A signal $x=\sin(\pi t/4)$ sampled at every $t=1$ sec. so $T=1$ sec Sampled signal is then $x=\sin(\pi n/4)$, What is the sampling rate in this case?, And according to Nyquist sampling rate what should be the minimum sampling rate to sample this signal?
Some things to think about:
- The Nyquist Theorem requires the sampling rate be a minimum of twice the bandwidth of the signal, which, in general, is not twice the fundamental frequency of the carrier.

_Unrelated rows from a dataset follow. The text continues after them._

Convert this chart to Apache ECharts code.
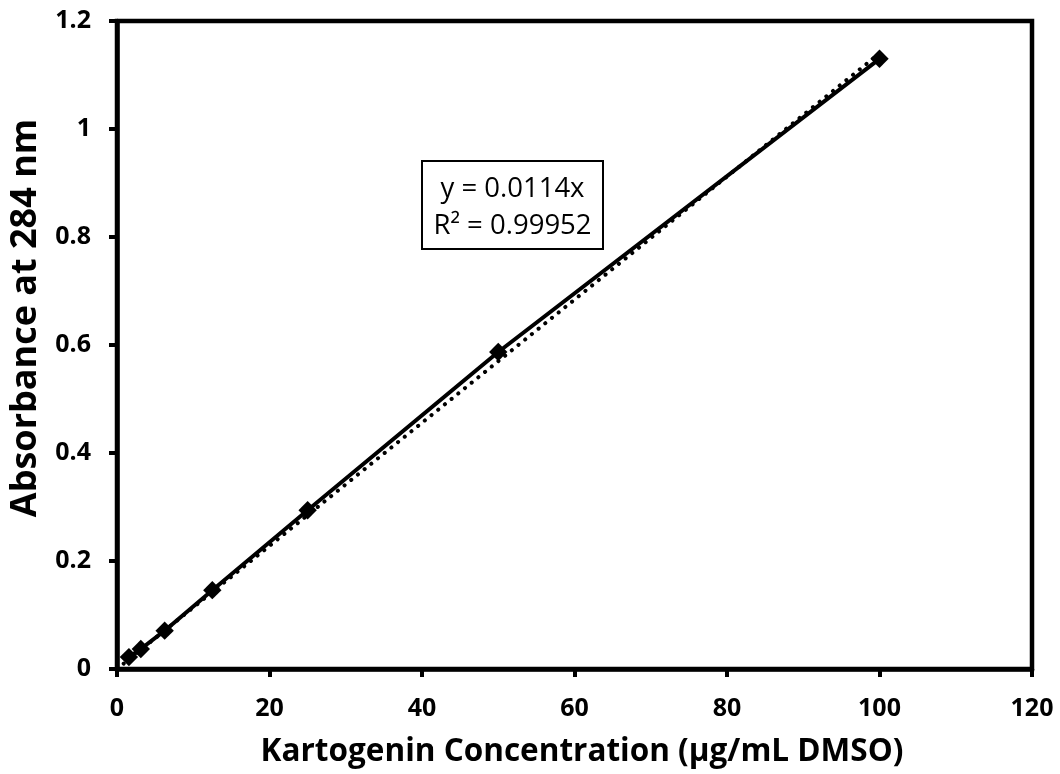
<!DOCTYPE html>
<html>
<head>
<meta charset="utf-8">
<script src="https://cdn.jsdelivr.net/npm/echarts@6/dist/echarts.min.js"></script>
<style>
  html, body { margin: 0; padding: 0; background: #fff; }
  #chart { width: 1060px; height: 774px; }
</style>
</head>
<body>
<div id="chart"></div>
<script>
// Kartogenin standard curve: concentration vs absorbance
const concentrations = [1.5625, 3.125, 6.25, 12.5, 25, 50, 100];
const absorbances = [0.022, 0.037, 0.071, 0.146, 0.294, 0.587, 1.13];
// Linear fit through the origin
const slope = 0.0114;
const fitRange = [0, 100];
const fitLabel = ['y = 0.0114x', 'R² = 0.99952'];
const xTitle = 'Kartogenin Concentration (µg/mL DMSO)';
const yTitle = 'Absorbance at 284 nm';

const measured = concentrations.map((c, i) => [c, absorbances[i]]);
const fitLine = fitRange.map(x => [x, slope * x]);

const font = '"Open Sans", Lato, sans-serif';
const axisText = { fontFamily: font, fontWeight: 'bold', fontSize: 25, color: '#000' };
const chart = echarts.init(document.getElementById('chart'));
chart.setOption({
  animation: false,
  grid: {
    left: 117, top: 21, right: 28, bottom: 105,
    show: true, borderColor: '#000', borderWidth: 4.5
  },
  xAxis: {
    type: 'value', min: 0, max: 120, interval: 20,
    axisLine: { show: true, lineStyle: { color: '#000', width: 4.5 } },
    axisTick: { show: true, inside: false, length: 8, lineStyle: { color: '#000', width: 4 } },
    axisLabel: Object.assign({ margin: 27 }, axisText),
    splitLine: { show: false }
  },
  yAxis: {
    type: 'value', min: 0, max: 1.2, interval: 0.2,
    axisLine: { show: true, lineStyle: { color: '#000', width: 4.5 } },
    axisTick: { show: true, inside: false, length: 8, lineStyle: { color: '#000', width: 4 } },
    axisLabel: Object.assign({ margin: 26 }, axisText),
    splitLine: { show: false }
  },
  series: [
    {
      name: 'Fit',
      type: 'line',
      data: fitLine,
      symbol: 'none',
      lineStyle: { color: '#000', width: 4, type: [0.1, 8.5], cap: 'round' },
      z: 2
    },
    {
      name: 'Measured',
      type: 'line',
      data: measured,
      symbol: 'rect',
      symbolSize: 13,
      symbolRotate: 45,
      itemStyle: { color: '#000' },
      lineStyle: { color: '#000', width: 4 },
      z: 3
    }
  ],
  graphic: [
    // axis titles
    { type: 'text', x: 582, y: 752, style: { text: xTitle, align: 'center', verticalAlign: 'middle',
        fontFamily: font, fontWeight: 'bold', fontSize: 31.5, fill: '#000' } },
    { type: 'text', x: 26, y: 318, rotation: Math.PI / 2, style: { text: yTitle, align: 'center', verticalAlign: 'middle',
        fontFamily: font, fontWeight: 'bold', fontSize: 36, fill: '#000' } },
    // fit equation box
    {
      type: 'group',
      left: 421, top: 160,
      children: [
        { type: 'rect', shape: { x: 0, y: 0, width: 181, height: 88 },
          style: { fill: '#fff', stroke: '#000', lineWidth: 2 } },
        { type: 'text', style: { x: 90.5, y: 28, text: fitLabel[0], align: 'center', verticalAlign: 'middle',
          fontFamily: font, fontSize: 27.5, fill: '#000' } },
        { type: 'text', style: { x: 90.5, y: 65, text: fitLabel[1], align: 'center', verticalAlign: 'middle',
          fontFamily: font, fontSize: 27.5, fill: '#000' } }
      ]
    }
  ]
});
</script>
</body>
</html>
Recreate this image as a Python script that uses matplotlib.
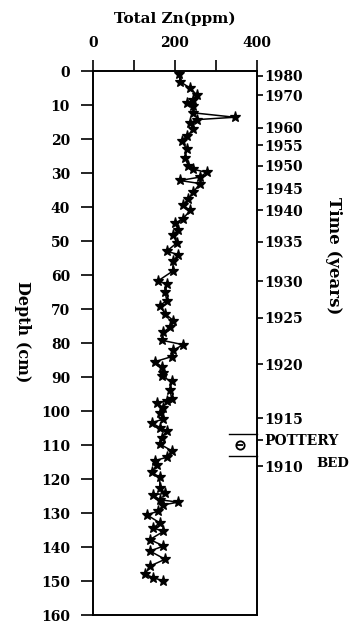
import numpy as np
import matplotlib
matplotlib.use("Agg")
import matplotlib.pyplot as plt

plt.rcParams['font.family'] = ['DejaVu Serif']
plt.rcParams['font.weight'] = 'bold'

# depth (cm) and total Zn (ppm)
depth = [0.9, 3.1, 5.0, 7.0, 8.5, 9.4, 10.4, 12.3, 13.6, 14.3, 15.2, 17.2, 19.1,
         20.6, 23.0, 25.5, 27.9, 28.9, 29.8, 31.2, 32.2, 33.1, 35.6, 37.5, 39.5,
         41.0, 43.4, 44.8, 46.7, 48.2, 50.6, 53.0, 54.0, 56.0, 58.9, 61.7, 62.7,
         65.1, 67.5, 69.0, 71.4, 73.4, 75.3, 76.8, 79.2, 80.5, 82.1, 84.0, 85.5,
         87.0, 88.9, 89.8, 91.3, 93.7, 96.6, 97.1, 97.6, 99.0, 100.5, 102.4, 103.4,
         104.9, 105.8, 107.8, 109.7, 111.7, 113.6, 114.6, 116.0, 118.0, 119.5,
         122.7, 124.2, 124.7, 126.1, 126.8, 127.6, 129.5, 130.5, 132.9, 134.4,
         135.4, 137.8, 139.7, 141.2, 143.6, 145.6, 148.0, 149.0, 150.0]
zn = [211, 212, 237, 253, 245, 229, 245, 245, 346, 253, 237, 245, 229,
      216, 229, 224, 233, 245, 277, 261, 212, 261, 245, 233, 220,
      237, 220, 200, 208, 196, 204, 180, 208, 196, 194, 159, 180,
      176, 180, 163, 176, 196, 188, 172, 168, 220, 196, 192, 151,
      168, 172, 168, 192, 188, 192, 180, 155, 172, 163, 172, 143,
      163, 180, 168, 163, 192, 180, 151, 155, 143, 163,
      163, 176, 147, 163, 208, 172, 159, 131, 163, 147,
      172, 139, 172, 139, 176, 139, 127, 147, 172]

# time scale on the right axis (depth of each year mark)
years = ['1980', '1970', '1960', '1955', '1950', '1945', '1940',
         '1935', '1930', '1925', '1920', '1915', '1910']
year_depth = [1.4, 7.2, 16.7, 21.9, 27.9, 34.7, 41.0,
              50.2, 61.9, 72.6, 86.2, 102.2, 116.3]
pottery_depth = 108.5
pottery_top, pottery_bottom = 106.9, 113.1

fig = plt.figure(figsize=(3.51, 6.24), dpi=100)
ax = fig.add_axes([0.265, 0.0144, 0.467, 0.8718])

ax.plot(zn, depth, color='black', lw=1.1, marker='*', ms=8, mew=0.9)

ax.set_xlim(0, 400)
ax.set_ylim(160, 0)
ax.xaxis.tick_top()
ax.set_xticks([0, 100, 200, 300, 400], labels=['0', '', '200', '', '400'])
ax.set_yticks(np.arange(0, 161, 10))
ax.tick_params(axis='x', direction='out', length=8, width=1.2, pad=7, labelsize=10)
ax.tick_params(axis='y', direction='out', length=8.5, width=1.2, pad=8, labelsize=10)
for s in ax.spines.values():
    s.set_linewidth(1.2)

ax.text(0.5, 1.0 + 52 / 544, 'Total Zn(ppm)', transform=ax.transAxes,
        ha='center', va='center', fontsize=11)
fig.text(0.063, 0.468, 'Depth (cm)', rotation=270, ha='center', va='center',
         fontsize=11.5)

# right axis: years
ax2 = ax.twinx()
ax2.set_ylim(160, 0)
ax2.set_yticks(year_depth + [pottery_depth], labels=years + ['POTTERY'])
ax2.tick_params(axis='y', direction='out', length=4.5, width=1.2, pad=1, labelsize=10)
for s in ax2.spines.values():
    s.set_linewidth(1.2)
ax2.text(545, 115.4, 'BED', ha='left', va='center', fontsize=9.5, clip_on=False)
fig.text(0.95, 0.59, 'Time (years)', rotation=270, ha='center', va='center',
         fontsize=12)

# pottery bed bracket
ax.plot([333, 400], [pottery_top, pottery_top], color='black', lw=1.0, clip_on=False)
ax.plot([333, 400], [pottery_bottom, pottery_bottom], color='black', lw=1.0, clip_on=False)
ax.plot([359], [110.0], marker='o', ms=6, mfc='white', mec='black', mew=1.3)
ax.plot([359], [110.0], marker='_', ms=5, color='black', mew=1.3)

fig.savefig('out.png', dpi=100)
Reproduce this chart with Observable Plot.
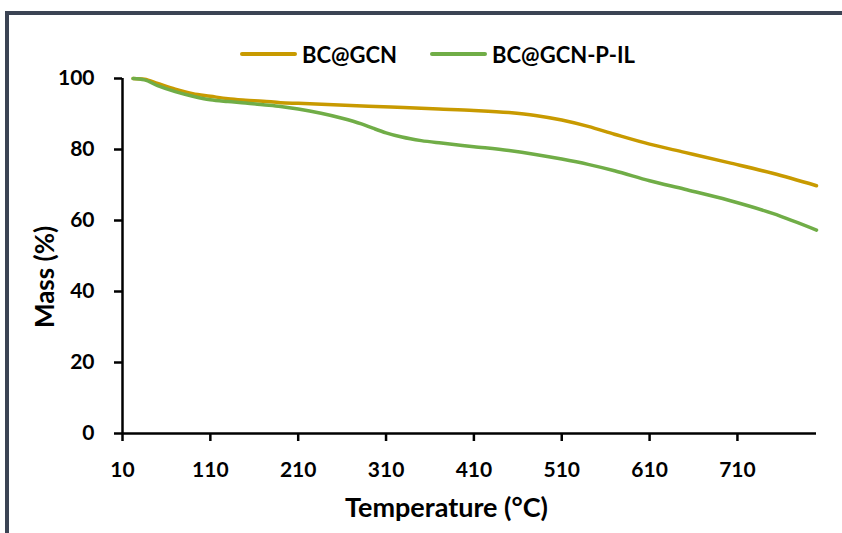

- For a lowpass signal, twice the bandwidth equates to twice the highest frequency component.
- For a bandpass signal, twice the bandwidth is NOT twice the highest frequency component.
- The spectrum of a sampled sinusoid approaches $\delta(f-f_0) + \delta(f+f_0)$
- The bandwidth of a $\delta$ $<<$ $2f_0$
- The sampling rate, $F_s$, is the inverse of the sampling period, $T_s$, which is 1 Hz in your case.
- Assuming $x(t) = \sin(\pi/4t) = \sin(w_0t) = \sin(2\pi f_0)$, then $w_0 = \pi/4$ rad/s and $f_0 = 1/8$ Hz
- So, $2f_0$ = 1/4 Hz
- Take a look at this similar question
The sampling frequency is the inverse of the period T so $F_s = 1/T = 1/1s = 1 Hz$. The Nyquist rate is the double of the maximum frequency of the signal. In your case the signal has only one frequency component $f = 1/8$. So, $F_N = 2 f = 1/4$. Since in your case is a $sin$ signal, the the sampling frequency should be greater (not greater or equal) than the Nyquist rate, in order to avoid aliasing.